Although US steel producers U.S. Steel Corporation (X), AK Steel (AKS), and Steel Dynamics (STLD) have trade protections in the form of the Section 232 tariffs, the global steel pricing environment still affects US steel prices.
In this article, we’ll look at the outlook for global and Chinese steel prices.
Chinese steel prices
Although Chinese steel demand is widely expected to grow at a slower pace this year compared to last year, the country’s supply-side reforms are supporting prices. Rebar (reinforcing bar) prices in China are near a seven-year high on supply curbs. Nucor (NUE) is the largest rebar producer in North America.
Despite base metals coming under pressure from the US-China trade war, Chinese steel prices have shown resilience. Even steelmaking raw materials such as seaborne iron ore (CLF) have held their ground.

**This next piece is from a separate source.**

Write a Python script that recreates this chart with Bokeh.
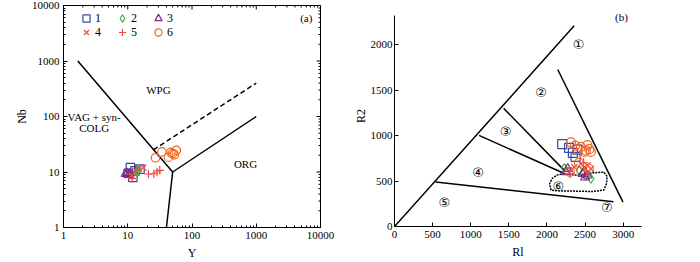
import math
from bokeh.plotting import figure
from bokeh.layouts import row, column
from bokeh.models import Legend, LegendItem, FixedTicker, Label
from bokeh.core.properties import value
from bokeh.embed import file_html
from bokeh.resources import INLINE

FONT = "Liberation Serif"

# ---------------- data: panel (a) Y vs Nb ----------------
a1_y = [11.0, 12.0, 15.5, 10.2, 13.0]
a1_nb = [12.0, 8.0, 11.3, 9.5, 10.5]
a2_y = [13.8, 14.8, 14.2]
a2_nb = [9.8, 11.0, 10.4]
a3_y = [9.2, 10.3, 9.8, 10.8]
a3_nb = [9.2, 9.0, 9.6, 9.4]
a4_y = [13.2, 17.5, 11.5, 15.0]
a4_nb = [10.6, 12.0, 8.8, 11.5]
a5_y = [11.7, 21.0, 25.5, 28.5, 31.5]
a5_nb = [7.6, 9.2, 9.3, 10.0, 10.7]
a6_y = [27, 34, 43, 47, 50, 53, 57]
a6_nb = [18, 23, 18.5, 22.5, 21.5, 20.5, 24.5]

# boundaries (Pearce et al. 1984)
bnd1_y = [1.67, 50, 1000]
bnd1_nb = [1000, 10, 100]
bnd2_y = [50, 40]
bnd2_nb = [10, 1]
bnd3_y = [25, 1000]
bnd3_nb = [25, 400]

log_ticks = [1, 10, 100, 1000, 10000]
log_labels = ["1", "10", "100", "1000", "10000"]

# ---------------- data: panel (b) R1 vs R2 ----------------
b1_r1 = [2200, 2290, 2340, 2375, 2400]
b1_r2 = [905, 865, 810, 765, 845]
b2_r1 = [2228, 2423, 2576, 2510]
b2_r2 = [642, 617, 525, 560]
b3_r1 = [2272, 2467, 2532, 2488, 2250, 2500]
b3_r2 = [635, 580, 562, 606, 600, 540]
b4_r1 = [2445, 2358, 2532, 2315, 2576]
b4_r2 = [690, 653, 672, 617, 635]
b5_r1 = [2480, 2300, 2520]
b5_r2 = [700, 580, 610]
b6_r1 = [2315, 2370, 2400, 2445, 2490, 2530, 2555, 2510, 2575, 2300, 2550, 2420]
b6_r2 = [925, 890, 850, 875, 820, 895, 850, 835, 820, 600, 635, 700]

lineA_r1 = [0, 2357]
lineA_r2 = [0, 2206]
lineB_r1 = [539, 2872]
lineB_r2 = [488, 272]
lineC_r1 = [1431, 2227]
lineC_r2 = [1300, 617]
lineD_r1 = [1109, 2206]
lineD_r2 = [1002, 591]
lineE_r1 = [2141, 2997]
lineE_r2 = [1726, 268]
curve_r1 = [2206, 2300, 2445, 2600, 2745, 2790, 2780, 2745, 2600, 2354, 2150, 2053, 2035, 2070, 2130, 2206]
curve_r2 = [580, 570, 562, 590, 598, 550, 470, 400, 385, 389, 392, 400, 470, 530, 565, 580]

lin_ticks_x = [0, 500, 1000, 1500, 2000, 2500, 3000]
lin_ticks_y = [0, 500, 1000, 1500, 2000]

groups = ["1", "2", "3", "4", "5", "6"]
markers = ["square", "diamond", "triangle", "x", "cross", "circle"]
colors = ["#3b48a3", "#3db04b", "#7b2a82", "#ee4b3e", "#f04848", "#f26522"]


def style_axis(ax):
    ax.axis_line_color = "black"
    ax.major_tick_in = 4
    ax.major_tick_out = 0
    ax.minor_tick_in = 2
    ax.minor_tick_out = 0
    ax.major_tick_line_color = "black"
    ax.minor_tick_line_color = "black"
    ax.major_label_text_font = FONT
    ax.major_label_text_font_size = "11px"
    ax.major_label_text_color = "black"
    ax.major_label_standoff = 4
    ax.axis_label_text_font = FONT
    ax.axis_label_text_font_size = "12px"
    ax.axis_label_text_font_style = "normal"
    ax.axis_label_text_color = "black"


# ---------------- panel (a) ----------------
p1 = figure(width=350, height=262, x_axis_type="log", y_axis_type="log",
            x_range=(1, 10000), y_range=(1, 10000),
            output_backend="svg", toolbar_location=None,
            min_border_left=63, min_border_right=30,
            min_border_top=5, min_border_bottom=35)
p1.grid.visible = False
p1.outline_line_color = "black"
p1.outline_line_width = 1

overrides = dict(zip(log_ticks, log_labels))
for ax in (p1.xaxis[0], p1.yaxis[0]):
    style_axis(ax)
    ax.major_label_overrides = overrides
p1.xaxis.axis_label = "Y"
p1.yaxis.axis_label = "Nb"
p1.xaxis.axis_label_standoff = 4
p1.yaxis.axis_label_standoff = 0

# inward ticks on the top and right edges of the frame (half of each dash is clipped)
minor_pos = [m * 10 ** d for d in range(4) for m in range(2, 10)]
top_edge = [log_ticks[-1]] * len(log_ticks)
p1.scatter(log_ticks, top_edge, marker="dash", size=8, angle=math.pi / 2, line_color="black")
p1.scatter(minor_pos, [log_ticks[-1]] * len(minor_pos), marker="dash", size=4,
           angle=math.pi / 2, line_color="black")
p1.scatter(top_edge, log_ticks, marker="dash", size=8, line_color="black")
p1.scatter([log_ticks[-1]] * len(minor_pos), minor_pos, marker="dash", size=4, line_color="black")

p1.line(bnd1_y, bnd1_nb, line_color="black", line_width=1.5)
p1.line(bnd2_y, bnd2_nb, line_color="black", line_width=1.5)
p1.line(bnd3_y, bnd3_nb, line_color="black", line_width=1.5, line_dash="5 3")

a_sets = [(a1_y, a1_nb), (a2_y, a2_nb), (a3_y, a3_nb), (a4_y, a4_nb), (a5_y, a5_nb), (a6_y, a6_nb)]
items = []
for (xs, ys), g, m, c in zip(a_sets, groups, markers, colors):
    r = p1.scatter(xs, ys, marker=m, size=8.5, fill_color=None, line_color=c, line_width=1.2)
    items.append(LegendItem(label=g, renderers=[r]))

leg_kw = dict(orientation="horizontal", border_line_color=None, background_fill_alpha=0,
              padding=0, margin=0, spacing=0, glyph_width=18, glyph_height=18,
              label_standoff=0, label_width=18, label_height=12,
              label_text_font=FONT, label_text_font_size="12px", label_text_color="black")
p1.add_layout(Legend(items=items[:3], location=(14, 200), **leg_kw))
p1.add_layout(Legend(items=items[3:], location=(14, 186), **leg_kw))

txt_kw = dict(text_font=value(FONT), text_font_size="11px", text_color="black",
              text_align="center", text_baseline="middle")
p1.text(x=[30], y=[295], text=["WPG"], **txt_kw)
p1.text(x=[3.0], y=[96], text=["VAG + syn-"], **txt_kw)
p1.text(x=[3.0], y=[61], text=["COLG"], **txt_kw)
p1.text(x=[680], y=[14], text=["ORG"], **txt_kw)
p1.text(x=[6000], y=[6000], text=["(a)"], **txt_kw)

# ---------------- panel (b) ----------------
p2 = figure(width=350, height=262, x_range=(0, 3240), y_range=(0, 2430),
            output_backend="svg", toolbar_location=None,
            min_border_left=43, min_border_right=59,
            min_border_top=5, min_border_bottom=36)
p2.grid.visible = False
p2.outline_line_color = None
for ax in (p2.xaxis[0], p2.yaxis[0]):
    style_axis(ax)
    ax.minor_tick_in = 0
p2.yaxis.major_label_standoff = 2
p2.yaxis.bounds = (0, 2320)
p2.xaxis.ticker = FixedTicker(ticks=lin_ticks_x)
p2.yaxis.ticker = FixedTicker(ticks=lin_ticks_y)
p2.xaxis.axis_label = "Rl"
p2.yaxis.axis_label = "R2"
p2.xaxis.axis_label_standoff = 4
p2.yaxis.axis_label_standoff = 0

for xs, ys in [(lineA_r1, lineA_r2), (lineB_r1, lineB_r2), (lineC_r1, lineC_r2),
               (lineD_r1, lineD_r2), (lineE_r1, lineE_r2)]:
    p2.line(xs, ys, line_color="black", line_width=1.5)
p2.line(curve_r1, curve_r2, line_color="black", line_width=1.5, line_dash="2 1")

b_sets = [(b1_r1, b1_r2), (b2_r1, b2_r2), (b3_r1, b3_r2), (b4_r1, b4_r2), (b5_r1, b5_r2), (b6_r1, b6_r2)]
for (xs, ys), m, c in zip(b_sets, markers, colors):
    p2.scatter(xs, ys, marker=m, size=9, fill_color=None, line_color=c, line_width=1.2)

circ_kw = dict(text_font=value("DejaVu Sans"), text_font_size="13px", text_color="black",
               text_align="center", text_baseline="middle")
p2.text(x=[2414, 1923, 1457, 1096, 653, 2150, 2785],
        y=[2000, 1468, 1046, 591, 268, 444, 206],
        text=["①", "②", "③", "④", "⑤", "⑥", "⑦"], **circ_kw)
p2.add_layout(Label(x=2977, y=2305, text="(b)", text_font=FONT, text_font_size="11px",
                    text_color="black", text_align="center", text_baseline="middle"))

layout = row(column(p1), column(p2))
open("out.html", "w").write(file_html(layout, INLINE))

Steel scrap prices have shown some weakness recently, but that could be attributed to the economic crisis in Turkey, the world’s largest scrap importer.
As Chinese steel exports have remained in check this year, global steel prices have also been largely stable. Several regions are planning to enforce measures against Chinese steel products to prevent import deflection following the Section 232 tariffs in the United States. To sum it up, despite the trade war noise, global macros look largely stable as far as the steel industry is concerned.